------ Supplied information
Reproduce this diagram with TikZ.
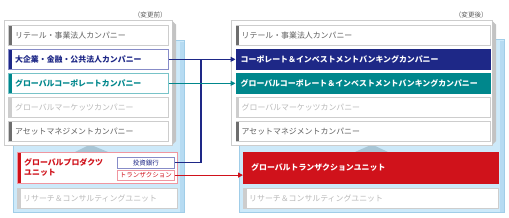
\documentclass[tikz,border=0pt]{standalone}
\usepackage{fontspec}
\setmainfont{Noto Sans CJK JP}
\usetikzlibrary{arrows.meta}
\definecolor{navy}{RGB}{30,40,135}
\definecolor{navylt}{RGB}{135,140,200}
\definecolor{teal2}{RGB}{0,135,140}
\definecolor{teallt}{RGB}{120,195,200}
\definecolor{red2}{RGB}{208,18,27}
\definecolor{pink2}{RGB}{240,150,160}
\definecolor{panelblue}{RGB}{205,233,249}
\definecolor{paneledge}{RGB}{160,205,232}
\definecolor{panelside}{RGB}{182,219,242}
\definecolor{boxgray}{RGB}{205,205,205}
\definecolor{darktext}{RGB}{95,95,95}
\definecolor{darkbar}{RGB}{110,110,110}
\definecolor{fainttext}{RGB}{185,185,185}
\definecolor{faintbar}{RGB}{205,205,205}
\definecolor{sidegray}{RGB}{195,195,195}
\definecolor{tricol}{RGB}{168,198,214}
\tikzset{
  box/.style={draw=boxgray, fill=white, line width=0.7pt, inner sep=0pt, anchor=north west, minimum height=20pt},
  lbox/.style={box, minimum width=160pt},
  rbox/.style={box, minimum width=254pt},
  lbl/.style={anchor=west, inner sep=0pt, font=\fontsize{7.9}{10}\selectfont},
  tag/.style={draw, fill=white, line width=0.7pt, inner sep=0pt, anchor=north west, minimum width=57pt, minimum height=10.5pt, font=\fontsize{6.5}{7}\selectfont},
  panel/.style={fill=panelblue, draw=paneledge, line width=0.6pt},
  wpanel/.style={fill=white, draw=boxgray, line width=0.7pt},
  conn/.style={line width=1.1pt, -{Triangle[length=5pt,width=5pt]}},
  head/.style={anchor=east, inner sep=0pt, text=darktext, font=\fontsize{6.6}{7}\selectfont}
}
\newcommand{\lbar}[2]{\fill[#2] ([xshift=0.6pt,yshift=-0.6pt]#1.north west) rectangle ([xshift=3.6pt,yshift=0.6pt]#1.south west);}
\begin{document}
\begin{tikzpicture}[x=1pt,y=-1pt]
\useasboundingbox (0,0) rectangle (509,217);
\fill[white] (0,0) rectangle (509,217);

% ---------- headings
\node[head] (hb) at (167,15) {（変更前）};
\node[head] (ha) at (488,15) {（変更後）};

% ---------- left panel
\draw[panel] (13,40) rectangle (184,212);
\fill[panelside] (180,42) rectangle (183.7,211.7);
\fill[tricol] (75,152) -- (90,144.5) -- (108,152) -- cycle;
\draw[wpanel] (4,20) rectangle (172,145);
\fill[sidegray] (172.4,21) -- (176,24.5) -- (176,141) -- (172.4,144.6) -- cycle;

\node[lbox] (L1) at (8,25) {};
\node[lbox, draw=navylt] (L2) at (8,49) {};
\node[lbox, draw=teallt] (L3) at (8,73) {};
\node[lbox] (L4) at (8,97) {};
\node[lbox] (L5) at (8,121) {};
\lbar{L1}{darkbar}
\lbar{L2}{navy}
\lbar{L3}{teal2}
\lbar{L4}{faintbar}
\lbar{L5}{darkbar}
\node[lbl, text=darktext] at ([xshift=7pt]L1.west) {リテール・事業法人カンパニー};
\node[lbl, text=navy, font=\fontsize{7.9}{10}\selectfont\bfseries] at ([xshift=7pt]L2.west) {大企業・金融・公共法人カンパニー};
\node[lbl, text=teal2, font=\fontsize{7.9}{10}\selectfont\bfseries] at ([xshift=7pt]L3.west) {グローバルコーポレートカンパニー};
\node[lbl, text=fainttext] at ([xshift=7pt]L4.west) {グローバルマーケッツカンパニー};
\node[lbl, text=darktext] at ([xshift=7pt]L5.west) {アセットマネジメントカンパニー};

\node[box, draw=pink2, minimum width=160pt, minimum height=31pt] (LU) at (17,152) {};
\lbar{LU}{red2}
\node[lbl, text=red2, align=left, font=\fontsize{7.9}{10}\selectfont\bfseries] at ([xshift=7pt]LU.west) {グローバルプロダクツ\\ユニット};
\node[tag, draw=navylt, text=navy] (IB) at (117,157) {投資銀行};
\node[tag, draw=pink2, text=red2] (TR) at (117,169.5) {トランザクション};
\node[lbox] (LR) at (17,188) {};
\lbar{LR}{faintbar}
\node[lbl, text=fainttext] at ([xshift=6pt]LR.west) {リサーチ＆コンサルティングユニット};

% ---------- right panel
\draw[panel] (239,39) rectangle (504,212);
\fill[panelside] (500,41) rectangle (503.7,211.7);
\fill[tricol] (355,152) -- (372,144.5) -- (388,152) -- cycle;
\draw[wpanel] (231.5,20) rectangle (492,145);
\fill[sidegray] (492.4,21) -- (496,24.5) -- (496,141) -- (492.4,144.6) -- cycle;

\node[rbox] (R1) at (235.5,25) {};
\node[rbox, fill=navy, draw=navy] (R2) at (235.5,49) {};
\node[rbox, fill=teal2, draw=teal2] (R3) at (235.5,73) {};
\node[rbox] (R4) at (235.5,97) {};
\node[rbox] (R5) at (235.5,121) {};
\lbar{R1}{darkbar}
\lbar{R4}{faintbar}
\lbar{R5}{darkbar}
\node[lbl, text=darktext] at ([xshift=6pt]R1.west) {リテール・事業法人カンパニー};
\node[lbl, text=white, font=\fontsize{7.9}{10}\selectfont\bfseries] at ([xshift=5pt]R2.west) {コーポレート＆インベストメントバンキングカンパニー};
\node[lbl, text=white, font=\fontsize{7.9}{10}\selectfont\bfseries] at ([xshift=5pt]R3.west) {グローバルコーポレート＆インベストメントバンキングカンパニー};
\node[lbl, text=fainttext] at ([xshift=6pt]R4.west) {グローバルマーケッツカンパニー};
\node[lbl, text=darktext] at ([xshift=6pt]R5.west) {アセットマネジメントカンパニー};

\node[box, fill=red2, draw=red2, minimum width=255pt, minimum height=31pt] (RU) at (243,152) {};
\node[lbl, text=white, font=\fontsize{7.9}{10}\selectfont\bfseries] at ([xshift=8pt]RU.west) {グローバルトランザクションユニット};
\node[box, minimum width=255pt] (RR) at (243,188) {};
\lbar{RR}{faintbar}
\node[lbl, text=fainttext] at ([xshift=6pt]RR.west) {リサーチ＆コンサルティングユニット};

% ---------- connectors
\coordinate (J) at (201,59);
\draw[conn, navy] (L2.east) -- (R2.west);
\draw[line width=1.1pt, navy] (IB.east) -| (J);
\draw[conn, teal2] (L3.east) -- (R3.west);
\draw[conn, red2] (TR.east) -- (TR.east -| RU.west);
\end{tikzpicture}
\end{document}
------------
**Required task:** The material above holds pictures; copy everything else in it exactly.

**Answer to this task:**
Reproduce this diagram with TikZ.
\documentclass[tikz,border=0pt]{standalone}
\usepackage{fontspec}
\setmainfont{Noto Sans CJK JP}
\usetikzlibrary{arrows.meta}
\definecolor{navy}{RGB}{30,40,135}
\definecolor{navylt}{RGB}{135,140,200}
\definecolor{teal2}{RGB}{0,135,140}
\definecolor{teallt}{RGB}{120,195,200}
\definecolor{red2}{RGB}{208,18,27}
\definecolor{pink2}{RGB}{240,150,160}
\definecolor{panelblue}{RGB}{205,233,249}
\definecolor{paneledge}{RGB}{160,205,232}
\definecolor{panelside}{RGB}{182,219,242}
\definecolor{boxgray}{RGB}{205,205,205}
\definecolor{darktext}{RGB}{95,95,95}
\definecolor{darkbar}{RGB}{110,110,110}
\definecolor{fainttext}{RGB}{185,185,185}
\definecolor{faintbar}{RGB}{205,205,205}
\definecolor{sidegray}{RGB}{195,195,195}
\definecolor{tricol}{RGB}{168,198,214}
\tikzset{
  box/.style={draw=boxgray, fill=white, line width=0.7pt, inner sep=0pt, anchor=north west, minimum height=20pt},
  lbox/.style={box, minimum width=160pt},
  rbox/.style={box, minimum width=254pt},
  lbl/.style={anchor=west, inner sep=0pt, font=\fontsize{7.9}{10}\selectfont},
  tag/.style={draw, fill=white, line width=0.7pt, inner sep=0pt, anchor=north west, minimum width=57pt, minimum height=10.5pt, font=\fontsize{6.5}{7}\selectfont},
  panel/.style={fill=panelblue, draw=paneledge, line width=0.6pt},
  wpanel/.style={fill=white, draw=boxgray, line width=0.7pt},
  conn/.style={line width=1.1pt, -{Triangle[length=5pt,width=5pt]}},
  head/.style={anchor=east, inner sep=0pt, text=darktext, font=\fontsize{6.6}{7}\selectfont}
}
\newcommand{\lbar}[2]{\fill[#2] ([xshift=0.6pt,yshift=-0.6pt]#1.north west) rectangle ([xshift=3.6pt,yshift=0.6pt]#1.south west);}
\begin{document}
\begin{tikzpicture}[x=1pt,y=-1pt]
\useasboundingbox (0,0) rectangle (509,217);
\fill[white] (0,0) rectangle (509,217);

% ---------- headings
\node[head] (hb) at (167,15) {（変更前）};
\node[head] (ha) at (488,15) {（変更後）};

% ---------- left panel
\draw[panel] (13,40) rectangle (184,212);
\fill[panelside] (180,42) rectangle (183.7,211.7);
\fill[tricol] (75,152) -- (90,144.5) -- (108,152) -- cycle;
\draw[wpanel] (4,20) rectangle (172,145);
\fill[sidegray] (172.4,21) -- (176,24.5) -- (176,141) -- (172.4,144.6) -- cycle;

\node[lbox] (L1) at (8,25) {};
\node[lbox, draw=navylt] (L2) at (8,49) {};
\node[lbox, draw=teallt] (L3) at (8,73) {};
\node[lbox] (L4) at (8,97) {};
\node[lbox] (L5) at (8,121) {};
\lbar{L1}{darkbar}
\lbar{L2}{navy}
\lbar{L3}{teal2}
\lbar{L4}{faintbar}
\lbar{L5}{darkbar}
\node[lbl, text=darktext] at ([xshift=7pt]L1.west) {リテール・事業法人カンパニー};
\node[lbl, text=navy, font=\fontsize{7.9}{10}\selectfont\bfseries] at ([xshift=7pt]L2.west) {大企業・金融・公共法人カンパニー};
\node[lbl, text=teal2, font=\fontsize{7.9}{10}\selectfont\bfseries] at ([xshift=7pt]L3.west) {グローバルコーポレートカンパニー};
\node[lbl, text=fainttext] at ([xshift=7pt]L4.west) {グローバルマーケッツカンパニー};
\node[lbl, text=darktext] at ([xshift=7pt]L5.west) {アセットマネジメントカンパニー};

\node[box, draw=pink2, minimum width=160pt, minimum height=31pt] (LU) at (17,152) {};
\lbar{LU}{red2}
\node[lbl, text=red2, align=left, font=\fontsize{7.9}{10}\selectfont\bfseries] at ([xshift=7pt]LU.west) {グローバルプロダクツ\\ユニット};
\node[tag, draw=navylt, text=navy] (IB) at (117,157) {投資銀行};
\node[tag, draw=pink2, text=red2] (TR) at (117,169.5) {トランザクション};
\node[lbox] (LR) at (17,188) {};
\lbar{LR}{faintbar}
\node[lbl, text=fainttext] at ([xshift=6pt]LR.west) {リサーチ＆コンサルティングユニット};

% ---------- right panel
\draw[panel] (239,39) rectangle (504,212);
\fill[panelside] (500,41) rectangle (503.7,211.7);
\fill[tricol] (355,152) -- (372,144.5) -- (388,152) -- cycle;
\draw[wpanel] (231.5,20) rectangle (492,145);
\fill[sidegray] (492.4,21) -- (496,24.5) -- (496,141) -- (492.4,144.6) -- cycle;

\node[rbox] (R1) at (235.5,25) {};
\node[rbox, fill=navy, draw=navy] (R2) at (235.5,49) {};
\node[rbox, fill=teal2, draw=teal2] (R3) at (235.5,73) {};
\node[rbox] (R4) at (235.5,97) {};
\node[rbox] (R5) at (235.5,121) {};
\lbar{R1}{darkbar}
\lbar{R4}{faintbar}
\lbar{R5}{darkbar}
\node[lbl, text=darktext] at ([xshift=6pt]R1.west) {リテール・事業法人カンパニー};
\node[lbl, text=white, font=\fontsize{7.9}{10}\selectfont\bfseries] at ([xshift=5pt]R2.west) {コーポレート＆インベストメントバンキングカンパニー};
\node[lbl, text=white, font=\fontsize{7.9}{10}\selectfont\bfseries] at ([xshift=5pt]R3.west) {グローバルコーポレート＆インベストメントバンキングカンパニー};
\node[lbl, text=fainttext] at ([xshift=6pt]R4.west) {グローバルマーケッツカンパニー};
\node[lbl, text=darktext] at ([xshift=6pt]R5.west) {アセットマネジメントカンパニー};

\node[box, fill=red2, draw=red2, minimum width=255pt, minimum height=31pt] (RU) at (243,152) {};
\node[lbl, text=white, font=\fontsize{7.9}{10}\selectfont\bfseries] at ([xshift=8pt]RU.west) {グローバルトランザクションユニット};
\node[box, minimum width=255pt] (RR) at (243,188) {};
\lbar{RR}{faintbar}
\node[lbl, text=fainttext] at ([xshift=6pt]RR.west) {リサーチ＆コンサルティングユニット};

% ---------- connectors
\coordinate (J) at (201,59);
\draw[conn, navy] (L2.east) -- (R2.west);
\draw[line width=1.1pt, navy] (IB.east) -| (J);
\draw[conn, teal2] (L3.east) -- (R3.west);
\draw[conn, red2] (TR.east) -- (TR.east -| RU.west);
\end{tikzpicture}
\end{document}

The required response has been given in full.